Artist’s Statement

“One Thing Leads to Another”

Tacked to the wall of my studio is a cartoon drawn by New Yorker cartoonist, Ed Koren, depicting several Stone Age groupies surrounding a Neolithic writer. “Where do you get your ideas?” they are asking him. That is the question everyone asks artists and writers, and one that is difficult to answer in twenty-five words or fewer at a church coffee hour or a cocktail party. When I am feeling smart-alecky, I reply that you need only one idea, because art is like sex. This insight was the result of a remark made by my mother, when, as a young teenager, I asked her if it was okay to hold hands with my first boyfriend. She responded, “One thing leads to another.” Indeed, it does!

My one idea sprang from a drawing exercise I set myself many years ago: to learn to draw the human figure in multiple positions by obsessively sketching the small, jointed wooden figure called the “lay” figure. As I could position it any way I liked in far more interesting configurations than I could coax out of an indifferent and languid model, and as I must have intuited from the beginning that I was more interested in a symbolic figure in motion than in a stationary live one, that repetitive exercise set me on my course and led to other things.

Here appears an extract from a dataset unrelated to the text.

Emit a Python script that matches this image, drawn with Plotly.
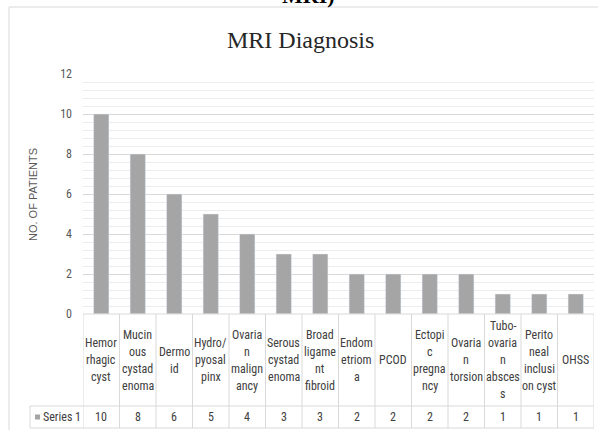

I cut out and sewed soft mannequins, stuffed them into wooden boxes, strung them up, stretched them on ladders, and made drawings of them. They were like still lifes, until the magical day they came to life and burst from confinement, leaping out of boxes and bouncing from nets. I called this work the Everyman Series, contrasting my liberated figures with mannequins created by artists such as DeChirico and DeKooning, who used them to symbolize mechanized man.

I acquired more lay figures and began to cut out the drawings I had made and assemble them into collages. I also cut out photographs of athletes and drew them as mannequins. I enlarged and shrank them in a photocopier. My studio was littered with dozens of little cutout figures. One day, I superimposed some of them into photographs, in the sky and over the heads of a crowd of people. Thus were born the inflatables. I set out to photograph the atriums of museums and government buildings, bought wide rolls of acid-free paper, and made large-scale charcoal and pastel drawings. These drawings introduced the element of architecture. In most subsequent work, the flying organic figures are constrained by the inorganic architecture they inhabit.

One fortuitous weekend, I visited a studio run by neon glass benders. One thing led to another, and soon I was airbrushing fluorescent figures onto friezes, pediments and columns, and making my first proposals for neon figures in post-modern architecture, sliding down columns, bursting from pediments, and tumbling along friezes.

In time, the neon figures acquired gender. The relationship of the figures to one another took precedence over liberation and animation. I inserted text into the work. In some instances, I combined neon with drawings on scrim. The increasing capability of computer programs such as Photoshop and Painter to digitally mimic an artist’s style, has meant that most new studies for neon have their genesis on the computer.

I also began a series, still in progress, of women icons or role models: Wonder Woman, Sleeping Beauty, Venus Rising from the Sea, with whom, as a woman seeking—humorously, and with tongue-in-cheek––to mobilize her full powers, I can identify. Fun to draw and funny, they reference myths, fairy tales, and comic books I relished as a young girl. Most of these drawings are large, but similar themes are explored in a small-scale Rubber Stamp series still underway.

Though my principal medium has always been drawing, and my focus, the human form, recent work blurs the boundary between drawing and painting. For years, I have made pen and watercolor drawings that trace my interior life and spiritual journey. I have scanned these into the computer, reworking and developing them in Photoshop and Painter. I also create some digital work directly on the computer screen. Much of this work is printed digitally as finished work, but some is further developed in paintings and mixed media. The drawings are filled with visual puns, and textual references to poems, hymns, and the bible. The figures, while remaining metaphorical, are no longer black and white mannequins, but colorful representations of inner selves and emotions, expressions of faith, despair, and joy.

To transition from generalized images of joy and transcendence to ones that express uninhibitedly and without sentimentality, the specificity of my Christian faith and the gratitude I feel for the gift of life, is a challenge to which I am bending such powers as I possess, confident that God, who began a good work in me, will bring it to completion.